Since coming to Drake in fall 2015, McGlynn has worked to develop his professional skills. As a digital media production major, he hopes to someday work behind the camera rather than as the subject competing on the court.

“I do like the idea of being a producer or director one day, of anything from news to sports or entertainment,” McGlynn said.

In addition to video journalism and playing guitar, he’s taken an interest in creative writing, partially thanks to the English classes he’s taken at Drake.

Staying busy is important to his daily life. Being carefree wears McGlynn down.

“If you stay in the mundane routine of waking up, going to class, going to basketball, going back to bed, and then eating sometime during the day, it becomes a routine. It becomes dragging. I’ve never, ever been able to survive a schedule like that. I get totally uninterested in everything. I just shut down mentally and physically because it’s just exhausting,” McGlynn said. “…It keeps me feeling like I’m still a human and not like a robot.”

Even with these other pursuits, basketball might still have something to offer post-college. The NBA might not be a possibility — McGlynn would be one of the shortest centers in the league — but he says that there are “thousands” of opportunities in European leagues that he might be able to find a spot in.
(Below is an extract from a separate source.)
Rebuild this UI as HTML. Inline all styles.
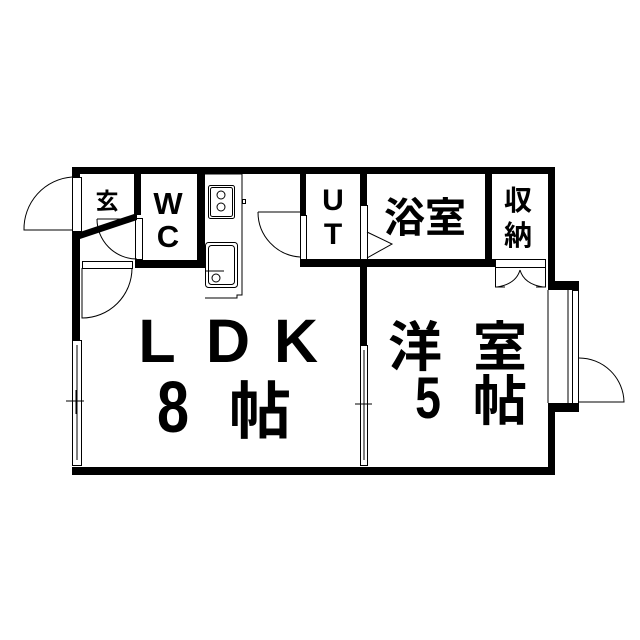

“If I could play professional basketball one day, that’d be pretty nice,” McGlynn said. “… Maybe I could get lucky (in Europe). But, ultimately, I was raised to focus on what I can do with my academics first. I’ve got a good head on my shoulders there.”

It wouldn’t be the first time he’s traveled for basketball. Growing up in Stoughton, Wisconsin, just southeast of Madison, he’d play across the Midwest with travel teams when he was a teenager.

Some of the players he had to guard would actually be taller than him, over seven feet. But when he played for his high school team, McGlynn would sometimes be the tallest player by five inches.

His size has offered a balance of benefits and pests. Getting asked the same question over and over may quickly become irritating, but he’s also able to dunk over NCAA basketball players, which has helped McGlynn play at Drake. And it’s got to be fun to throw one down in front of a roaring Knapp Center Crowd.